Take-Away – There are many ways to assess materiality. Impact materiality uses scale, scope, irremediability and likelihood, financial materiality uses magnitude and likelihood. However, some topics will be material without the need for a detailed assessment due to the nature of the topic: for example, human rights violations, health-and-safety issues that have resulted in deaths, child labour issues, living wage issues may all end up material due to their nature – a significant impact on people against their basic human rights.
Step D: Reporting and Disclosure
The final step of the ESG materiality assessment process is reporting and disclosure.
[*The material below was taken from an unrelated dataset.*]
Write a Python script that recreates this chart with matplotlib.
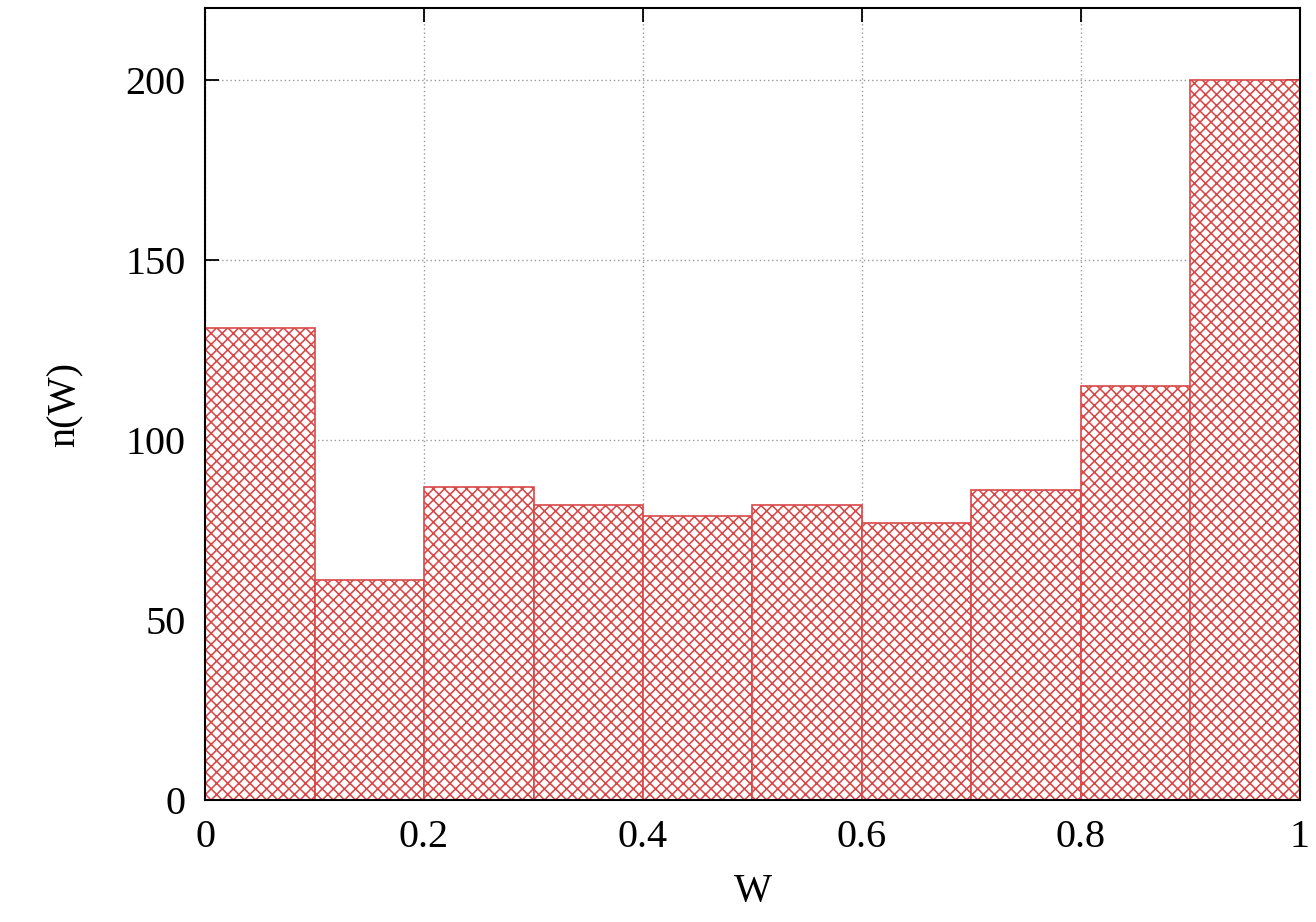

As per ESRS guidelines, companies should effectively report the results of their materiality assessment in their sustainability reports.
When reporting, companies should provide a clear overview of the material ESG topics identified, their significance, and how the company plans to address them. Essential elements of reporting include providing quantitative data, targets, and timelines for addressing specific ESG matters. Reporting should also be done in a transparent and accessible manner to ensure stakeholders can understand and utilize the information effectively.
Best Practices and Common Challenges
Conducting an ESG materiality assessment can be a complex process, but following best practices can help ensure a thorough and effective assessment. Here are some key best practices and strategies to consider:
- Engage with a diverse set of stakeholders to gain a comprehensive understanding of their expectations and concerns. Take-Away – I would do this to validate the information in your materiality assessment and not to identify topics. In the past materiality assessments focused on stakeholder interviews to identify and rate topics – under ESRS it should be based on real information and data. Leave the stakeholder discussion, if required, to validating the completeness and validity of the impacts, risks, and opportunities you have identified.
- Regularly review and update the materiality assessment to adapt to evolving sustainability trends and stakeholder expectations.
- Integrate material ESG matters into decision-making processes to drive meaningful action and change within the organization. Take-Away – this is a requirement in ESRS 2 Strategy & Business Model to integrate the findings of the DMA into the strategy and business model of the company.
- Provide clear communication and education on the materiality assessment process to create awareness and buy-in among employees and other stakeholders.
While conducting an ESG materiality assessment, companies may encounter certain challenges. Some common challenges include:
- Data availability and quality: Identifying reliable and relevant data for assessing the materiality of ESG topics can be challenging, especially for companies operating in emerging markets.
- Stakeholder alignment: Balancing the diverse expectations and priorities of stakeholders can be challenging, as stakeholders may have different perspectives on what constitutes material ESG matters.
- Integration with current processes: Incorporating material ESG topics into existing reporting and decision-making processes may require significant organizational changes and coordination.
Conclusion
A thorough ESG materiality assessment is vital for companies committed to sustainable business practices. By identifying the most significant ESG topics, companies can effectively manage risks, seize opportunities, and meet stakeholder expectations.
Using a step-by-step approach based on the European Sustainability Reporting Standards, companies can conduct a comprehensive assessment. By understanding the concepts of double materiality, engaging stakeholders, and utilizing quantitative and qualitative measures, companies can determine the material ESG matters that align with their business strategy.
Remember, conducting an ESG materiality assessment is an ongoing process. It requires continuous monitoring, evaluation, and reporting to ensure that companies stay aligned with changing sustainability trends and stakeholder expectations. So, let us embrace the power of ESG materiality assessment and build a sustainable future together.